**WRITTEN INSTRUCTION**
Starting at the line that contains "Output the web" and stopping at the line that contains "const originDay = '2020-01-31';", transcribe every line of the material below exactly; pictures stay out.
:: DATA ENTRIES ::
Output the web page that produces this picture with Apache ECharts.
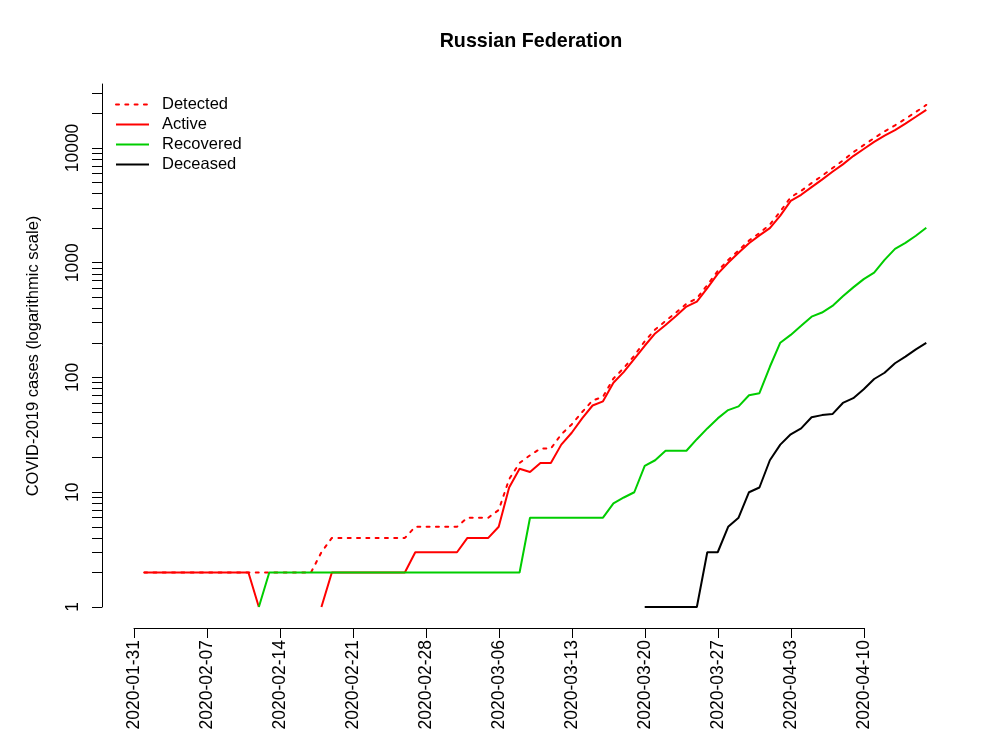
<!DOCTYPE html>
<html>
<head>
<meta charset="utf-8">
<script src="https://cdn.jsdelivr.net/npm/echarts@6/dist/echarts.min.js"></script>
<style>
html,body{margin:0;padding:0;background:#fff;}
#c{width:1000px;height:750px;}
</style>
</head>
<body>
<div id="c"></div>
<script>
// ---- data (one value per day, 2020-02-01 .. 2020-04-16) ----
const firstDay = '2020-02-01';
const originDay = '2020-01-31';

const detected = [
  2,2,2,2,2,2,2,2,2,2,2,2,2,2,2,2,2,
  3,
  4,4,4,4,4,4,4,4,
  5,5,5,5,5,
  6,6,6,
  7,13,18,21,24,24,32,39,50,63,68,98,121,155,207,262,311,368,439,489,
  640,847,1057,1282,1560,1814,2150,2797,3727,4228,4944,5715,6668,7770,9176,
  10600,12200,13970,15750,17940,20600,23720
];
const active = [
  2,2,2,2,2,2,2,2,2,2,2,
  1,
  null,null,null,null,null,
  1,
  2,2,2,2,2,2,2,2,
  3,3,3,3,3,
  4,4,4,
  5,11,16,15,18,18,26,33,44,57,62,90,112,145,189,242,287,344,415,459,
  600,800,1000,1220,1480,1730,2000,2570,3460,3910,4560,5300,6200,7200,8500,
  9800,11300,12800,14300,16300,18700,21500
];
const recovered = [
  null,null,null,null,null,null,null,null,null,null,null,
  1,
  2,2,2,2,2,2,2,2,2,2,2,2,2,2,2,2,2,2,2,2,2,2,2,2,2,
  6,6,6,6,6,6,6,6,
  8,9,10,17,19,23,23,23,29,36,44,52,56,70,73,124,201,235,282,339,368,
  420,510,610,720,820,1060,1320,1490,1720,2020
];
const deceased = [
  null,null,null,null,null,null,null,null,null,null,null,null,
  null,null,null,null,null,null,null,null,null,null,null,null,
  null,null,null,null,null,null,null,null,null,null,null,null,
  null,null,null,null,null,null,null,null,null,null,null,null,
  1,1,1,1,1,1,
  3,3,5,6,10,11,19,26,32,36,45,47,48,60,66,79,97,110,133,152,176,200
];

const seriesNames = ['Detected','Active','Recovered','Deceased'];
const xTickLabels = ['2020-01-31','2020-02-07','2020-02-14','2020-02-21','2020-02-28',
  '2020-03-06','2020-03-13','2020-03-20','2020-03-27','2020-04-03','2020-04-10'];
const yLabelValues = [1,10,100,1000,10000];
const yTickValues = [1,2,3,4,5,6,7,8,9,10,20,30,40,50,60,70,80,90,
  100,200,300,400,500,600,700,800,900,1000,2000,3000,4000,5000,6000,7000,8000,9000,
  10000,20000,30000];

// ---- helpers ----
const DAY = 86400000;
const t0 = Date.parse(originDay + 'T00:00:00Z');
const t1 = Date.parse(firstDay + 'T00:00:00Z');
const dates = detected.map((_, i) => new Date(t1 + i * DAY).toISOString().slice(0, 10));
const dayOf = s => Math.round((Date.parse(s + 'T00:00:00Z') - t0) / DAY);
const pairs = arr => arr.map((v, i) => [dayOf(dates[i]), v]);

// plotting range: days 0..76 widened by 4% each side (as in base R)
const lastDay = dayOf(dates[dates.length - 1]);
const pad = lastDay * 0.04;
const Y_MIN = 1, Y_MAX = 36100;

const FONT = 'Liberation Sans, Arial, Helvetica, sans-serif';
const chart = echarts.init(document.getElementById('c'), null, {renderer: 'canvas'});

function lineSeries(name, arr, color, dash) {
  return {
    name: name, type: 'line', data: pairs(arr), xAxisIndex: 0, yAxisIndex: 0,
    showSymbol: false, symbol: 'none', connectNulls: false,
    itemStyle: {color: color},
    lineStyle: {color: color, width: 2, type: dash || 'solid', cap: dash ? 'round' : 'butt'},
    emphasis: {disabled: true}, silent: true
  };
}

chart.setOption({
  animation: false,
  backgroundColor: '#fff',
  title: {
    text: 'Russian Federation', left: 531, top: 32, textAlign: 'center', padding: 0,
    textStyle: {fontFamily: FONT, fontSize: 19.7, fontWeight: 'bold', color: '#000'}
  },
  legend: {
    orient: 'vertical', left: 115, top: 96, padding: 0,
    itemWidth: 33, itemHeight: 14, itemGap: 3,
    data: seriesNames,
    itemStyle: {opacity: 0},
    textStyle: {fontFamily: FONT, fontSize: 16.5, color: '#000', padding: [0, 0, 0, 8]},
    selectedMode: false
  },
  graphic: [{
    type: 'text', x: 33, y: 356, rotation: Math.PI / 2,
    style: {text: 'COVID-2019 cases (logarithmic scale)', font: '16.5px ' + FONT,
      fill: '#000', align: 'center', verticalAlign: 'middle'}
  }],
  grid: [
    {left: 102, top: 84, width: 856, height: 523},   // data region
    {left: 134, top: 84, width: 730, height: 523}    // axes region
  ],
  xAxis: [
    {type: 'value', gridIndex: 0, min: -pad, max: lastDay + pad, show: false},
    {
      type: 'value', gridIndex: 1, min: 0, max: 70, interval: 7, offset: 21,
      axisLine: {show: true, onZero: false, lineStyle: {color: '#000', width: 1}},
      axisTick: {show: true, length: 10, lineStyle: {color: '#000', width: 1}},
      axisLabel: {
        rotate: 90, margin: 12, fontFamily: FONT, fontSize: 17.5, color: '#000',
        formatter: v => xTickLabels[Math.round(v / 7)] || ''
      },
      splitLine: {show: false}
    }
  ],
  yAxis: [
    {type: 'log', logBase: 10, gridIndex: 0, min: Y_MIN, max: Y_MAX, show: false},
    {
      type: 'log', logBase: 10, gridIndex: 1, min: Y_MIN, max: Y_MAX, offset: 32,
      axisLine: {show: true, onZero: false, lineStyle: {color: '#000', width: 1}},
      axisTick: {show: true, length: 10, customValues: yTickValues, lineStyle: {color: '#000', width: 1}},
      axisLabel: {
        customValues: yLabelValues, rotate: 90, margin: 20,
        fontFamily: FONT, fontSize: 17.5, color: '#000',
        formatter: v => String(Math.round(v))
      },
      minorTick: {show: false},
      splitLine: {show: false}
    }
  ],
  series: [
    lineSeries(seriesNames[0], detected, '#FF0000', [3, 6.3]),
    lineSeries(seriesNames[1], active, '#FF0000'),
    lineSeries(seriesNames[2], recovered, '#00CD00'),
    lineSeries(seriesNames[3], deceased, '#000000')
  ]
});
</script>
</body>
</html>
:::
:: DATA ENTRIES ::
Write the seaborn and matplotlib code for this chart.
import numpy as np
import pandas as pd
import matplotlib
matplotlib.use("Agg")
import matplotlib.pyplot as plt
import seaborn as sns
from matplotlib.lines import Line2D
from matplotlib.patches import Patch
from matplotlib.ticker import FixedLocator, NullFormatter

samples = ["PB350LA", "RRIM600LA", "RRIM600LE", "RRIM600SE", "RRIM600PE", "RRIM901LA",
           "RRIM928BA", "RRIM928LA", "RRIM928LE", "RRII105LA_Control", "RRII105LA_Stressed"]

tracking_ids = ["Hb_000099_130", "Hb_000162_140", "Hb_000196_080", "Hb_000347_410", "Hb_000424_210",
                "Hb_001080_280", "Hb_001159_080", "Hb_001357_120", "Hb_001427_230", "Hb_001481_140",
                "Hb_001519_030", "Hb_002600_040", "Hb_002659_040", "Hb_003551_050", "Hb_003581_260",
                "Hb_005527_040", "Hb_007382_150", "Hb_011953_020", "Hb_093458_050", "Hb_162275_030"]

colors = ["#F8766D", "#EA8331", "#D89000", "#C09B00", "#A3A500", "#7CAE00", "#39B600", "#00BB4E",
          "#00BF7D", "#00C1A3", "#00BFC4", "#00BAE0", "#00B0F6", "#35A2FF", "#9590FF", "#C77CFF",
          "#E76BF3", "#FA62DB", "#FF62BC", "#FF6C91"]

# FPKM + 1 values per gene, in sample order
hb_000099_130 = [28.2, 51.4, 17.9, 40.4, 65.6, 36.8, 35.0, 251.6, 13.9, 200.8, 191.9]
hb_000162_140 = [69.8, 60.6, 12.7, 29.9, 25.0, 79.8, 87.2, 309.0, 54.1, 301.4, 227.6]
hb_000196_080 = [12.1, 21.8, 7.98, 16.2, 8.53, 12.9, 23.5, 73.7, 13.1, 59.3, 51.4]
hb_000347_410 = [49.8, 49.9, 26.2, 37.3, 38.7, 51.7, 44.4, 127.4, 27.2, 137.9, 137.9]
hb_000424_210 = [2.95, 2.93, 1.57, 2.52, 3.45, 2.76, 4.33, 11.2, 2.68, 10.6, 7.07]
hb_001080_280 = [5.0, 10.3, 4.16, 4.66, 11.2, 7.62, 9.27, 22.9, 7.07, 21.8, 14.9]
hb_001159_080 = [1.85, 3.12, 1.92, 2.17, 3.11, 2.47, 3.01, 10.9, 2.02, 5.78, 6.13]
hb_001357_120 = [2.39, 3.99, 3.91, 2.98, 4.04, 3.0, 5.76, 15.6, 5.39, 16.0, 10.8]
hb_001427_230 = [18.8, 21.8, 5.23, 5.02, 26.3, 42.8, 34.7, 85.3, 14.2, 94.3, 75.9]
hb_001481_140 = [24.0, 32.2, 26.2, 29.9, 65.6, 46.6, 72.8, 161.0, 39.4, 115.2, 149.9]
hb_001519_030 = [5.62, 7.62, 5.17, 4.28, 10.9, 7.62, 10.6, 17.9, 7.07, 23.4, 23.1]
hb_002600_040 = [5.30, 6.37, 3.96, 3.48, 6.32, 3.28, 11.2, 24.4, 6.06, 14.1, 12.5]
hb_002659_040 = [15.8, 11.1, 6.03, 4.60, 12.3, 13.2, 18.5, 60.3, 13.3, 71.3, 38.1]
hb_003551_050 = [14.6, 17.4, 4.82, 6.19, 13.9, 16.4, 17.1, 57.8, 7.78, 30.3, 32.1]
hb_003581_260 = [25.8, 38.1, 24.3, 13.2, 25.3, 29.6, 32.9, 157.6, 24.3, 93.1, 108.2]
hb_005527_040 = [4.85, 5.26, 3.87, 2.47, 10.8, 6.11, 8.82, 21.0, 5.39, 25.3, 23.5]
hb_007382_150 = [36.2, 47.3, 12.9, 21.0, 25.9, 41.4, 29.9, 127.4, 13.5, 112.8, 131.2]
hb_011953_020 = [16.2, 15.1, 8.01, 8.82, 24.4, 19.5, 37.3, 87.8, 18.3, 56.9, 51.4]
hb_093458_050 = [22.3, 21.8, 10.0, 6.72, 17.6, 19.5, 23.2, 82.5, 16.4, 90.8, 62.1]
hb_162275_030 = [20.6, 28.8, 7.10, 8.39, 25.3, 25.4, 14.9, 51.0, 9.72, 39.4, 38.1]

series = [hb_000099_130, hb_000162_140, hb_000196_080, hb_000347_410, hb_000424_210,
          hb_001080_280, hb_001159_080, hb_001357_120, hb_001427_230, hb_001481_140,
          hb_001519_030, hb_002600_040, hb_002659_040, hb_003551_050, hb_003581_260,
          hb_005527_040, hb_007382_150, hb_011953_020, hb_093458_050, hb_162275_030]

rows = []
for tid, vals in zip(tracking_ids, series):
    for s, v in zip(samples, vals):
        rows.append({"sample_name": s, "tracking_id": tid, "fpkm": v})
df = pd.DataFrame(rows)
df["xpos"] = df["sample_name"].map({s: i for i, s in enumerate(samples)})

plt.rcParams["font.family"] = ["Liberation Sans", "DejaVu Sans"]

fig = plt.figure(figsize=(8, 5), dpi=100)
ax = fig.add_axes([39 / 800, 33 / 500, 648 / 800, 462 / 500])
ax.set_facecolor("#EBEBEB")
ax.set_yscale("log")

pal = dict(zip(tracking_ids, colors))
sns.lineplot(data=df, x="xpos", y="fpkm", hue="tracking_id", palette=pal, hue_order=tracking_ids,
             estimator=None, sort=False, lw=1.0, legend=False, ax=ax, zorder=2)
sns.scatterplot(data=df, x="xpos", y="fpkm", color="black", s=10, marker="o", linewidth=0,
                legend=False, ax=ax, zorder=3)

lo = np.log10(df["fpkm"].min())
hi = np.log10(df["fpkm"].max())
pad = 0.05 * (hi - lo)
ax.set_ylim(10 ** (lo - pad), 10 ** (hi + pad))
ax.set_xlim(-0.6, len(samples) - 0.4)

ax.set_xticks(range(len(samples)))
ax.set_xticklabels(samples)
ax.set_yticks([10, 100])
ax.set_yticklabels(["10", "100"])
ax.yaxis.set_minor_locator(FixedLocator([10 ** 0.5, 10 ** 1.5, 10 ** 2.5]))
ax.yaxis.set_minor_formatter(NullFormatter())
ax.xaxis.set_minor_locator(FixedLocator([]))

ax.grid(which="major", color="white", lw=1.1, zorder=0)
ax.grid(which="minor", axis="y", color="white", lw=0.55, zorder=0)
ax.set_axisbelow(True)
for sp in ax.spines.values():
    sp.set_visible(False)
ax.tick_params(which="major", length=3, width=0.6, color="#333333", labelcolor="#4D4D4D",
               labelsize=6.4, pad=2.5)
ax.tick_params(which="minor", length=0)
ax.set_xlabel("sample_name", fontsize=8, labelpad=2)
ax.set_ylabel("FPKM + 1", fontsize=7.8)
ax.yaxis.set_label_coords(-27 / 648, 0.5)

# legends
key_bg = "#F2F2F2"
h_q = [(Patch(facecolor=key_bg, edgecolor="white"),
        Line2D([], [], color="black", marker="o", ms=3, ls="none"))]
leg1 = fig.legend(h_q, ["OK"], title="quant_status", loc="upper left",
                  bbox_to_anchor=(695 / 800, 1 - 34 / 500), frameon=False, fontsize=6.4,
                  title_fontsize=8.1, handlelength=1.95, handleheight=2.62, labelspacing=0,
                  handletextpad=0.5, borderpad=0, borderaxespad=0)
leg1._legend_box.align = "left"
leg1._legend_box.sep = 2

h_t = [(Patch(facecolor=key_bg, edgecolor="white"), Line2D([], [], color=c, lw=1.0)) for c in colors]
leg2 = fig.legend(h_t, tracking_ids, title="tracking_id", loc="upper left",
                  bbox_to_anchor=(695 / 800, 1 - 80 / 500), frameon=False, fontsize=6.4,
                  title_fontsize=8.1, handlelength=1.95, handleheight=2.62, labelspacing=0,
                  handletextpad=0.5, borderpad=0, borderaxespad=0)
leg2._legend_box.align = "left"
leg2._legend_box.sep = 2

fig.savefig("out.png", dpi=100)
:::
**EXPECTED OUTPUT**
Output the web page that produces this picture with Apache ECharts.
<!DOCTYPE html>
<html>
<head>
<meta charset="utf-8">
<script src="https://cdn.jsdelivr.net/npm/echarts@6/dist/echarts.min.js"></script>
<style>
html,body{margin:0;padding:0;background:#fff;}
#c{width:1000px;height:750px;}
</style>
</head>
<body>
<div id="c"></div>
<script>
// ---- data (one value per day, 2020-02-01 .. 2020-04-16) ----
const firstDay = '2020-02-01';
const originDay = '2020-01-31';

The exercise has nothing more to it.